In mathematics, in the area of symplectic topology, relative contact homology is an invariant of spaces together with a chosen subspace. Namely, it is associated to a contact manifold and one of its Legendrian submanifolds. It is a part of a more general invariant known as symplectic field theory, and is defined using pseudoholomorphic curves.
The simplest case yields invariants of Legendrian knots inside contact three-manifolds. The relative contact homology has been shown to be a strictly more powerful invariant than the "classical invariants", namely Thurston-Bennequin number and rotation number (within a class of smooth knots).

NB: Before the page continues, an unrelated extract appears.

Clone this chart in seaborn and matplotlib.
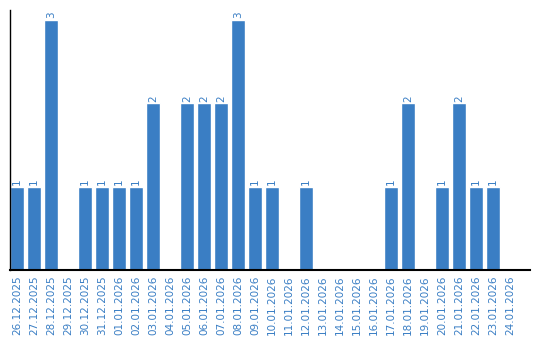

Yuri Chekanov developed a purely combinatorial version of relative contact homology for Legendrian knots, i.e. a combinatorially defined invariant that reproduces the results of relative contact homology.
Tamas Kalman developed a combinatorial invariant for loops of Legendrian knots, with which he detected differences between the fundamental groups of the space of smooth knots and of the space of Legendrian knots.
In the work of Lenhard Ng, relative SFT is used to obtain invariants of smooth knots: a knot or link inside a topological three-manifold gives rise to a Legendrian torus inside a contact five-manifold, consisisting of the unit conormal bundle to the knot inside the unit cotangent bundle of the ambient three-manifold. The relative SFT of this pair is a differential graded algebra; Ng derives a powerful knot invariant from a combinatorial version of the zero-th degree part of the homology. It has the form of a finitely presented tensor algebra over a certain ring of multivariable Laurent polynomials with integer coefficients. This invariant assigns distinct invariants to (at least) knots of at most ten crossings, and dominates the Alexander polynomial and the A-polynomial (and thus distinguishes the unknot).